▶ **DATASET EXCERPT**
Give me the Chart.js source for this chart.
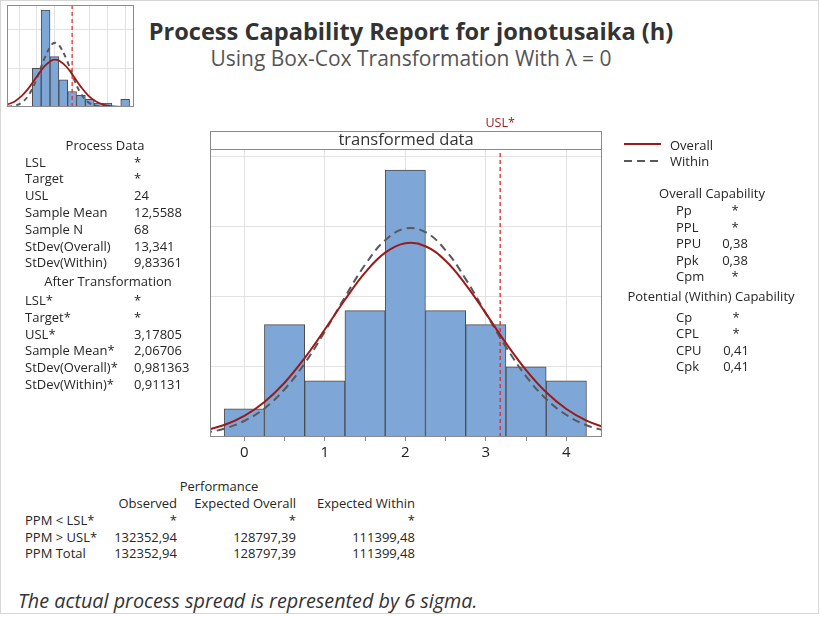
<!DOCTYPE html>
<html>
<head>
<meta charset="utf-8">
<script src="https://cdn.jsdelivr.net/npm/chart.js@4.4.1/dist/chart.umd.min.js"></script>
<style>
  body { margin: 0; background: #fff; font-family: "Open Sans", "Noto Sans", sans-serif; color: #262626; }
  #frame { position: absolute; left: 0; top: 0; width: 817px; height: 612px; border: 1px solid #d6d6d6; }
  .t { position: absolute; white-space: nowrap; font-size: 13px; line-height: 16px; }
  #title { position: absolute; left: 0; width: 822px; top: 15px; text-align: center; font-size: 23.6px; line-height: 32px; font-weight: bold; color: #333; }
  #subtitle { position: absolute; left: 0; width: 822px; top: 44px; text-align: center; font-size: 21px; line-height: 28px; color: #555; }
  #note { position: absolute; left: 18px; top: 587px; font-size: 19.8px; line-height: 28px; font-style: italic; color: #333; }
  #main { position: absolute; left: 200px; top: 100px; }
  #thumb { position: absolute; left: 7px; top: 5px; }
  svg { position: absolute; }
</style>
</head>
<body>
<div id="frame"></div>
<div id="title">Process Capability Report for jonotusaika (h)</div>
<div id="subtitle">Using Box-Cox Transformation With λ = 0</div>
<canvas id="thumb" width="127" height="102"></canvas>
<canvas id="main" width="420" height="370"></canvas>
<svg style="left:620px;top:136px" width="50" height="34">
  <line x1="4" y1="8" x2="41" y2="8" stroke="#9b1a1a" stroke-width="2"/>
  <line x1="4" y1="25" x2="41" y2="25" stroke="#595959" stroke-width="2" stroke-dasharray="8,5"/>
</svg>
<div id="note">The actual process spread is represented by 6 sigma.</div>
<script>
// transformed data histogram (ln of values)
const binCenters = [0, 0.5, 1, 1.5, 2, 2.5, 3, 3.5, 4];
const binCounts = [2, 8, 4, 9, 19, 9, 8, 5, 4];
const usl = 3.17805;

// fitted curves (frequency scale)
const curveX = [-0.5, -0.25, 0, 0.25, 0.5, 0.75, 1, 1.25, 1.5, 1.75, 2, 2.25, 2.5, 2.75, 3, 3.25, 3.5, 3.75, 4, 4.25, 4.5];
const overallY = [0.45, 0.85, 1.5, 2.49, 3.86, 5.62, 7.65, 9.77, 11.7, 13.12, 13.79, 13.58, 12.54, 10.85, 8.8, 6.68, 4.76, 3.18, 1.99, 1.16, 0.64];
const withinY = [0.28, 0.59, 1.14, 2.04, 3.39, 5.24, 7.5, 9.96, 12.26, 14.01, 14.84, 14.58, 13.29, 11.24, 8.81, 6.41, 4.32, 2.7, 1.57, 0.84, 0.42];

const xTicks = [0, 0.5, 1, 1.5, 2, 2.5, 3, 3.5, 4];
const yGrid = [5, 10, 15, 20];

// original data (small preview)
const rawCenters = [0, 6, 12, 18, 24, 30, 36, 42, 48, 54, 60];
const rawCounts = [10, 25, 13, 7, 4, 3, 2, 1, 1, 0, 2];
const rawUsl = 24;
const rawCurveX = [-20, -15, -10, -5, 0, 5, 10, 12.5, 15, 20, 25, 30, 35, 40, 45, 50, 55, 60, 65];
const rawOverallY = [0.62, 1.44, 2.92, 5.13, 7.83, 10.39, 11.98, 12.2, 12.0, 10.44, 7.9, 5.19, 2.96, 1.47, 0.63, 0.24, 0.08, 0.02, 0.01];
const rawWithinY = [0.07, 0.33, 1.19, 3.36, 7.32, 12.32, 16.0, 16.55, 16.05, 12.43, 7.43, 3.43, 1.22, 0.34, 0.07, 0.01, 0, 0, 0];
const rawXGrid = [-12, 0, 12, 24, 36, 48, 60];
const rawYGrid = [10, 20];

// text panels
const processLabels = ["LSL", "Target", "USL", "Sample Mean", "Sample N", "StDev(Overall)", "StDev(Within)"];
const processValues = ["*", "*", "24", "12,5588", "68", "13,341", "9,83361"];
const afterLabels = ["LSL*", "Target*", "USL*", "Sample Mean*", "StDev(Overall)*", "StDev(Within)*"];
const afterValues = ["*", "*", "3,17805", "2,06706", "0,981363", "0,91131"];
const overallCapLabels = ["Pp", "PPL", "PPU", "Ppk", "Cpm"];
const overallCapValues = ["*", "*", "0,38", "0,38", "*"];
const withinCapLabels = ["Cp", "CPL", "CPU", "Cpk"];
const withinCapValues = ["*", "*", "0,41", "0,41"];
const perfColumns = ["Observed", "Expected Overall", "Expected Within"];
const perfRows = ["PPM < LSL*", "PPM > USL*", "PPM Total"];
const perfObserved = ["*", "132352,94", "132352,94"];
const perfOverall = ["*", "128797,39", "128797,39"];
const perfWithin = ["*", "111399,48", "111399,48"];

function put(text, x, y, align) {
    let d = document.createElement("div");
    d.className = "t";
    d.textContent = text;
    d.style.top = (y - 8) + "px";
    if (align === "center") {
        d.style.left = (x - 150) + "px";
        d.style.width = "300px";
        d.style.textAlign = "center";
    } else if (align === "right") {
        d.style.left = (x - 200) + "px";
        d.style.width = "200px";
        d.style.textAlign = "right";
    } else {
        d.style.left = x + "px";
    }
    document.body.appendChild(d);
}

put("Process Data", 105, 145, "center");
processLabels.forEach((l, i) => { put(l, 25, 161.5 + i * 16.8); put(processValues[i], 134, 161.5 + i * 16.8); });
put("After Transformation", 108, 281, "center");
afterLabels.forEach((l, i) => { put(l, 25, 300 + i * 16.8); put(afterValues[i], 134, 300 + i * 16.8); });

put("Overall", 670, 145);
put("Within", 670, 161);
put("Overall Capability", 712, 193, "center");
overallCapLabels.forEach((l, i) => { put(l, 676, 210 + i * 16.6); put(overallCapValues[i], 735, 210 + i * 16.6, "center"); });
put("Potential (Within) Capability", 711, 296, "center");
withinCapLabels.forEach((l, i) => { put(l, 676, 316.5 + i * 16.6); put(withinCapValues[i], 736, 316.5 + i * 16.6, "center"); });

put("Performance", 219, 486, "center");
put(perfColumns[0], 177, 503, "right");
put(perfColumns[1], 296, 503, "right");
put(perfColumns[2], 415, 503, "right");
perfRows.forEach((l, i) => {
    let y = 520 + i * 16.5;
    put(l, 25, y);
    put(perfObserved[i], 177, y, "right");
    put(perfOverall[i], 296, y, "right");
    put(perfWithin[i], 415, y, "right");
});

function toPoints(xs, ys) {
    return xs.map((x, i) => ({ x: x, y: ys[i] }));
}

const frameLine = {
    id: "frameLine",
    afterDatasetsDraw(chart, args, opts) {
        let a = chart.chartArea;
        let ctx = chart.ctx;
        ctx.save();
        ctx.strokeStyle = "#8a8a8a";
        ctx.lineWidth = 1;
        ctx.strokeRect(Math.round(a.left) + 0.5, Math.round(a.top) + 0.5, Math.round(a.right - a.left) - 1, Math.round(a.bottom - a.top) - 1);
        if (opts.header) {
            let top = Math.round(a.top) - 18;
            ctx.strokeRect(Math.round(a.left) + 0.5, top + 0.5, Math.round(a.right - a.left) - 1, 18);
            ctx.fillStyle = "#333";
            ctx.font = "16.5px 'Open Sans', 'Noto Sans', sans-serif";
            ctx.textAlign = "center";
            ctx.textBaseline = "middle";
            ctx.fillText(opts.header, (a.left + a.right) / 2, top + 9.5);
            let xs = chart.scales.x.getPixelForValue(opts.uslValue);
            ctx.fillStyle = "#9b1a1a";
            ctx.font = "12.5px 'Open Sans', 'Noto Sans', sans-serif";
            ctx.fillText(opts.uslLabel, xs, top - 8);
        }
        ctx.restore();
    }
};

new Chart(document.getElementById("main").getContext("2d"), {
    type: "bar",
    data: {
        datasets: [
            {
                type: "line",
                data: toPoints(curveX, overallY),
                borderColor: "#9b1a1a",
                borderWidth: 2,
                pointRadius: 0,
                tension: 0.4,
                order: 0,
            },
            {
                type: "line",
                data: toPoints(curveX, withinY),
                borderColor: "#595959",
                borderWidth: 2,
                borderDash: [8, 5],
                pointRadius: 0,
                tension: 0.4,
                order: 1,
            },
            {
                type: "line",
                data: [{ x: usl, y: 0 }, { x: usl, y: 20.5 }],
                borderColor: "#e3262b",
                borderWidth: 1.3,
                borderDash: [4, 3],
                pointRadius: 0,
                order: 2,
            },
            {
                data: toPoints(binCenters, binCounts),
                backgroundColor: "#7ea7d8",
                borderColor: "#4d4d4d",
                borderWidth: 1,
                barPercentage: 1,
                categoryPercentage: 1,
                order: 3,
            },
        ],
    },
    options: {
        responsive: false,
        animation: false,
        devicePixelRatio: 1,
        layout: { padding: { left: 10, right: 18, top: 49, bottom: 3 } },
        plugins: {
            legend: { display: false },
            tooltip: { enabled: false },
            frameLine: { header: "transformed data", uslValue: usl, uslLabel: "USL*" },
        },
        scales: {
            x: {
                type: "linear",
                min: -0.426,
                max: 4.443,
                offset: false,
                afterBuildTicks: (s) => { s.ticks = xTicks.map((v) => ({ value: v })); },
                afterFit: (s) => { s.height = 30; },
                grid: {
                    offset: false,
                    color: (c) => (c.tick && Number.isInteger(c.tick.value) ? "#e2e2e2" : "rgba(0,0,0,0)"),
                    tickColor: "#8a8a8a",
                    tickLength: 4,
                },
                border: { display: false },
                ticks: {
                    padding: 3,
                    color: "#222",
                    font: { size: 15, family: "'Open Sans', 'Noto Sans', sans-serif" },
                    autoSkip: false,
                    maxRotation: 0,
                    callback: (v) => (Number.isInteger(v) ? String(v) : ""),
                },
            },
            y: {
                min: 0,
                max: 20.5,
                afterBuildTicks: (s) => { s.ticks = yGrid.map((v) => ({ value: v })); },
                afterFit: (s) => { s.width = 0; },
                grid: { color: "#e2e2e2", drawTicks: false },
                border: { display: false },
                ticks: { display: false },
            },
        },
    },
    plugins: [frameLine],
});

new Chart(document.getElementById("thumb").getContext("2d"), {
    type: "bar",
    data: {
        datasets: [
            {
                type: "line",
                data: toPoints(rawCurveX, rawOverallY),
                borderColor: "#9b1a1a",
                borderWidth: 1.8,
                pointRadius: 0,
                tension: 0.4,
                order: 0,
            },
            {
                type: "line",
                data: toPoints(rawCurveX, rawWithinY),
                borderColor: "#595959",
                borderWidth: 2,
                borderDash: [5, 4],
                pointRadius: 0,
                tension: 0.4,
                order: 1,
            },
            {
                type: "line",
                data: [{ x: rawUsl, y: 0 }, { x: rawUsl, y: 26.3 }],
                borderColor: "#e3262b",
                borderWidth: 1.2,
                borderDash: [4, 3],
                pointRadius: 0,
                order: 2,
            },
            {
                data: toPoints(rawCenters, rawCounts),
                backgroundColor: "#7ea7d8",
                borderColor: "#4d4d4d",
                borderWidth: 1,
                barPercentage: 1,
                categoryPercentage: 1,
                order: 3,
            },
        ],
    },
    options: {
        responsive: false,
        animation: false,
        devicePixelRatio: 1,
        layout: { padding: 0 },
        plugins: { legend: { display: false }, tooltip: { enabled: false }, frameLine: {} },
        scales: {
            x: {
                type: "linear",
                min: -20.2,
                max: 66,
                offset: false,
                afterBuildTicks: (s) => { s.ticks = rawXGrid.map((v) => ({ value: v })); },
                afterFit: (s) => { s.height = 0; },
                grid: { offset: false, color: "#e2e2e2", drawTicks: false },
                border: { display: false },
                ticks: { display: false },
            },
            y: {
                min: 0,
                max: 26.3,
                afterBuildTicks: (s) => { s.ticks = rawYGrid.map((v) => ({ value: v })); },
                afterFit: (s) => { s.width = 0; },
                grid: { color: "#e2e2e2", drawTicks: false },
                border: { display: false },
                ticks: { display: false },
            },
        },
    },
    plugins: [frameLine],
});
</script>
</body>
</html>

▶ **WHAT IS BEING ASKED**
Return the material line for line, from its beginning to the line that contains "const usl = 3.17805;", with the pictures left out.

▶ **SOLUTION TO THE EXERCISE**
Give me the Chart.js source for this chart.
<!DOCTYPE html>
<html>
<head>
<meta charset="utf-8">
<script src="https://cdn.jsdelivr.net/npm/chart.js@4.4.1/dist/chart.umd.min.js"></script>
<style>
  body { margin: 0; background: #fff; font-family: "Open Sans", "Noto Sans", sans-serif; color: #262626; }
  #frame { position: absolute; left: 0; top: 0; width: 817px; height: 612px; border: 1px solid #d6d6d6; }
  .t { position: absolute; white-space: nowrap; font-size: 13px; line-height: 16px; }
  #title { position: absolute; left: 0; width: 822px; top: 15px; text-align: center; font-size: 23.6px; line-height: 32px; font-weight: bold; color: #333; }
  #subtitle { position: absolute; left: 0; width: 822px; top: 44px; text-align: center; font-size: 21px; line-height: 28px; color: #555; }
  #note { position: absolute; left: 18px; top: 587px; font-size: 19.8px; line-height: 28px; font-style: italic; color: #333; }
  #main { position: absolute; left: 200px; top: 100px; }
  #thumb { position: absolute; left: 7px; top: 5px; }
  svg { position: absolute; }
</style>
</head>
<body>
<div id="frame"></div>
<div id="title">Process Capability Report for jonotusaika (h)</div>
<div id="subtitle">Using Box-Cox Transformation With λ = 0</div>
<canvas id="thumb" width="127" height="102"></canvas>
<canvas id="main" width="420" height="370"></canvas>
<svg style="left:620px;top:136px" width="50" height="34">
  <line x1="4" y1="8" x2="41" y2="8" stroke="#9b1a1a" stroke-width="2"/>
  <line x1="4" y1="25" x2="41" y2="25" stroke="#595959" stroke-width="2" stroke-dasharray="8,5"/>
</svg>
<div id="note">The actual process spread is represented by 6 sigma.</div>
<script>
// transformed data histogram (ln of values)
const binCenters = [0, 0.5, 1, 1.5, 2, 2.5, 3, 3.5, 4];
const binCounts = [2, 8, 4, 9, 19, 9, 8, 5, 4];
const usl = 3.17805;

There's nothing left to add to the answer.